=== TASK DETAILS ===
Gather each line of the entries below that includes "this".

=== DATA RECORDS ===
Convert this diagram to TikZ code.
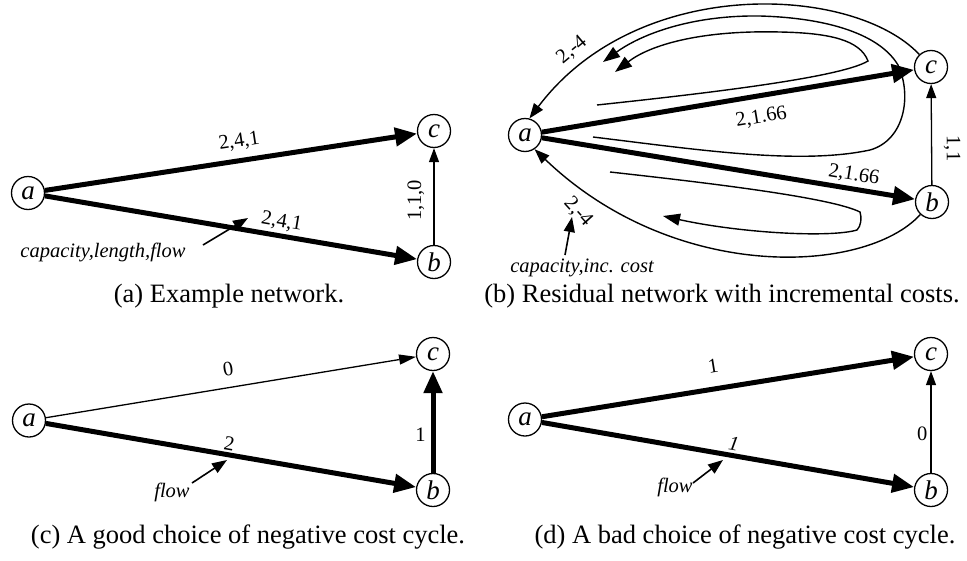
\documentclass[tikz,border=0pt]{standalone}
\usepackage{fontspec}
\setmainfont{Liberation Serif}
\usetikzlibrary{arrows.meta}

\begin{document}
% 1 unit = 1pt; the page runs from y=0 (top) down to y=-560 (bottom)
\begin{tikzpicture}[x=1pt,y=1pt,
  vtx/.style={circle,draw,line width=1.3pt,minimum size=33pt,inner sep=0pt,
    font=\fontsize{27}{30}\selectfont\itshape},
  heavy/.style={line width=5pt,-{Triangle[length=22pt,width=18pt]}},
  light/.style={line width=1.3pt,-{Triangle[length=14pt,width=10pt]}},
  medium/.style={line width=1.3pt,-{Triangle[length=17pt,width=10pt]}},
  bend arc/.style={line width=1.4pt,-{Triangle[length=15pt,width=11pt]}},
  cyc/.style={line width=1.4pt,-{Triangle[length=17pt,width=12pt]}},
  pointer/.style={line width=1.6pt,-{Triangle[length=15pt,width=11pt]}},
  lab/.style={font=\fontsize{20.5}{24}\selectfont,inner sep=2pt},
  note/.style={font=\fontsize{20.5}{24}\selectfont\itshape,inner sep=2pt},
  captxt/.style={font=\fontsize{26.5}{30}\selectfont,inner sep=0pt},
]
\useasboundingbox (0,-560) rectangle (967,0);

% ---------- (a) example network ----------
\node[vtx] (a1) at (28,-193) {a};
\node[vtx] (c1) at (434,-131) {c};
\node[vtx] (b1) at (434,-262) {b};
\draw[heavy] (a1) -- node[lab,sloped,above=6pt,pos=0.53] {2,4,1} (c1);
\draw[heavy] (a1) -- node[lab,sloped,above=1pt,pos=0.63] {2,4,1} (b1);
\draw[light] (b1) -- node[lab,sloped,above=7pt,pos=0.46] {1,1,0} (c1);
\node[note] (n1) at (103,-252) {capacity,length,flow};
\coordinate (s1) at (203,-245);
\coordinate (t1) at (248,-218);
\draw[pointer] (s1) -- (t1);
\node[captxt] (capa) at (229,-296) {(a) Example network.};

% ---------- (b) residual network ----------
\node[vtx] (a2) at (525,-135) {a};
\node[vtx] (c2) at (931,-67) {c};
\node[vtx] (b2) at (932,-202) {b};
\draw[heavy] (a2) -- node[lab,sloped,below=9pt,pos=0.58] {2,1.66} (c2);
\draw[heavy] (a2) -- node[lab,sloped,above=1pt,pos=0.83] {2,1.66} (b2);
\draw[light] (b2) -- node[lab,sloped,above=9.5pt,pos=0.36] {1,1} (c2);
\draw[bend arc] (c2.133) .. controls (854,15) and (638,26) .. (a2.75);
\draw[bend arc] (b2.227) .. controls (865,-275) and (674,-283) .. (a2.304);
\node[lab,rotate=40] (r1) at (572,-50) {2,-4};
\node[lab,rotate=-48] (r2) at (578,-212) {2,-4};
% negative cost cycles drawn in the residual network
\draw[cyc] (597,-105) .. controls (700,-94) and (840,-78) .. (868,-61)
  .. controls (860,-40) and (830,-33) .. (780,-32)
  .. controls (700,-30) and (650,-45) .. (615,-72);
\draw[cyc] (593,-137) .. controls (700,-150) and (800,-165) .. (870,-150)
  .. controls (905,-140) and (912,-95) .. (898,-65)
  .. controls (880,-35) and (830,-18) .. (760,-16)
  .. controls (690,-15) and (640,-35) .. (603,-62);
\draw[cyc] (610,-172) .. controls (700,-182) and (830,-197) .. (860,-212)
  .. controls (862,-218) and (861,-226) .. (857,-230)
  .. controls (830,-238) and (740,-233) .. (663,-216);
\node[note] (n2) at (582,-268) {capacity,inc. cost};
\coordinate (s2) at (565,-255);
\coordinate (t2) at (572,-217);
\draw[pointer] (s2) -- (t2);
\node[captxt] (capb) at (722,-296) {(b) Residual network with incremental costs.};

% ---------- (c) good cycle ----------
\node[vtx] (a3) at (29,-420.5) {a};
\node[vtx] (c3) at (433,-354) {c};
\node[vtx] (b3) at (433,-490) {b};
\draw[medium] (a3) -- node[lab,sloped,above=9pt,pos=0.5] {0} (c3);
\draw[heavy] (a3) -- node[lab,sloped,above=0pt,pos=0.49] {2} (b3);
\draw[heavy] (b3) -- node[lab,left=3pt,pos=0.37] {1} (c3);
\node[note] (n3) at (172,-492) {flow};
\coordinate (s3) at (192,-483);
\coordinate (t3) at (227,-460);
\draw[pointer] (s3) -- (t3);
\node[captxt] (capc) at (248,-537) {(c) A good choice of negative cost cycle.};

% ---------- (d) bad cycle ----------
\node[vtx] (a4) at (525,-419.5) {a};
\node[vtx] (c4) at (931,-354) {c};
\node[vtx] (b4) at (931,-490) {b};
\draw[heavy] (a4) -- node[lab,sloped,above=12pt,pos=0.47] {1} (c4);
\draw[heavy] (a4) -- node[lab,sloped,above=1pt,pos=0.51] {\itshape 1} (b4);
\draw[light] (b4) -- node[lab,left=1pt,pos=0.38] {0} (c4);
\node[note] (n4) at (675,-487) {flow};
\coordinate (s4) at (693,-483);
\coordinate (t4) at (723,-460);
\draw[pointer] (s4) -- (t4);
\node[captxt] (capd) at (745,-537) {(d) A bad choice of negative cost cycle.};
\end{tikzpicture}
\end{document}
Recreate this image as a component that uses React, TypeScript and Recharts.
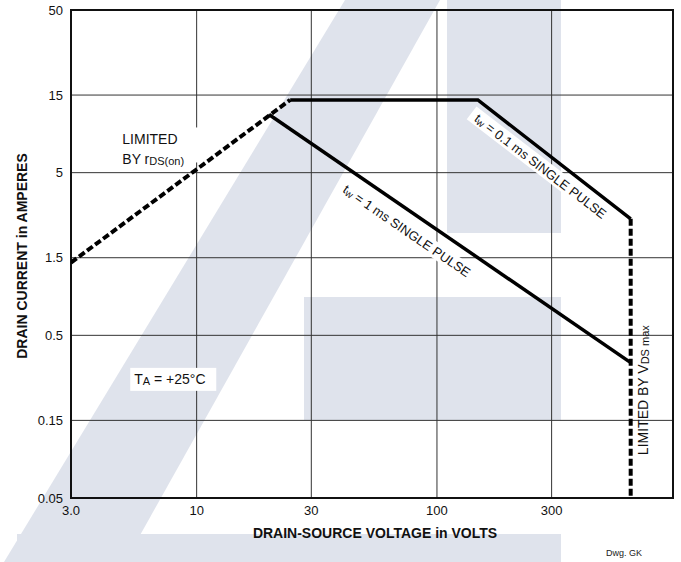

=== EXERCISE RESPONSE ===
Convert this diagram to TikZ code.
Recreate this image as a component that uses React, TypeScript and Recharts.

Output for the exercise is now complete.